Lo scrittore è riuscito a fare un elenco di 2000 nomi di emigrati dal Ticino all’Australia nell’arco temporale che va dal 1853 al 1856, identificando varie ragioni tra cui la scoperta dell’oro: “Il Comune faceva un prestito all’emigrato che vendeva tutto, firmava un contratto e se ne andava”.

Quattro pionieri partiti dal Ticino che si sono stabiliti a Daylesford. Raffigurati in foto ci sono Giovan Battista Antognini, Albino Paganetti, Francesco Ceresa e Marco Moccettini. (Foto: Daylesford and District Historical Society)
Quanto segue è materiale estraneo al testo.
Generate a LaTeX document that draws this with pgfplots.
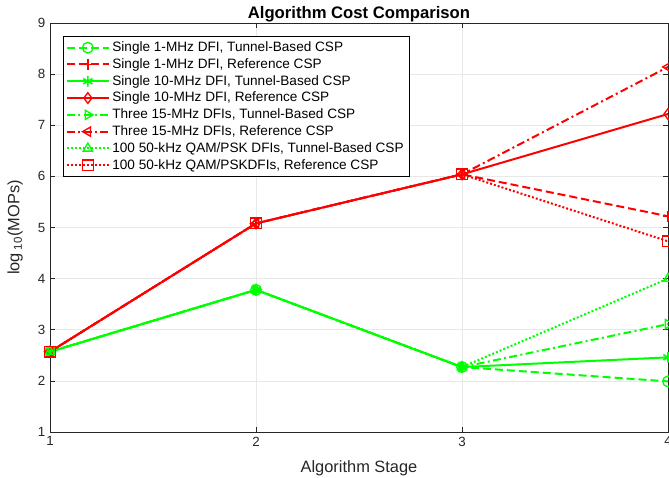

Fu Piero Genovesi, a capo dello IAI, che si interessò al progetto e volle la pubblicazione della traduzione del libro: “Abbiamo terminato il progetto poco prima della sua scomparsa, giusto in tempo”, prosegue Pagliaro.
I racconti contenuti nei due volumi sono molti, come quello della nave Royal Charter che, tornando dall’Australia piena d’oro, naufragò sulle coste dell’Inghilterra, senza lasciare superstiti in un luogo in cui, ancora oggi, in molti vanno alla ricerca dell’oro perduto.
Mentre nel primo volume di The Emigration of Swiss Italians to the Australian Gold Rush si trovano analisi e dati sull’emigrazione di quel periodo dal Ticino, nel secondo volume sono raccolte le corrispondenze epistolari tra gli emigrati e le famiglie:
“Il ticinese del 1800 è un linguaggio particolare, con la presenza di parole misteriose. In certi casi le lettere sono state dettate e scritte dall’emigrato più istruito”, ha spiegato Pagliaro.
In Svizzera l’istruzione era diventata obbligatoria nel 1840, quindi si avevano delle conoscenze elementari ma nella maggior parte dei casi sapevano leggere e scrivere. In alcune lettere, come evidenzia il traduttore, la punteggiatura è inesistente e renderle comprensibili a un lettore anglofono sarebbe stato impossibile, a causa della mancanza delle concordanze maschili e femminili in lingua inglese:
“Ho dovuto fare dei compromessi, ma per capire a fondo queste lettere credo bisogni leggerle in italiano”, ha ammesso il traduttore.
Cheda racconta dell’esperienza australiana come un esilio, un’esperienza negativa in cui alcuni si arricchirono, ma in molti no:
“Chi ha fatto fortuna scompare dal racconto epistolare perché torna in Svizzera e non scrive più”.
Alcuni però sono rimasti e hanno comprato fattorie, tra cui ancora i numerosi discendenti che si sono stabiliti nelle zone di Daylesford tra cui cognomi noti come Righetti e Toghetti.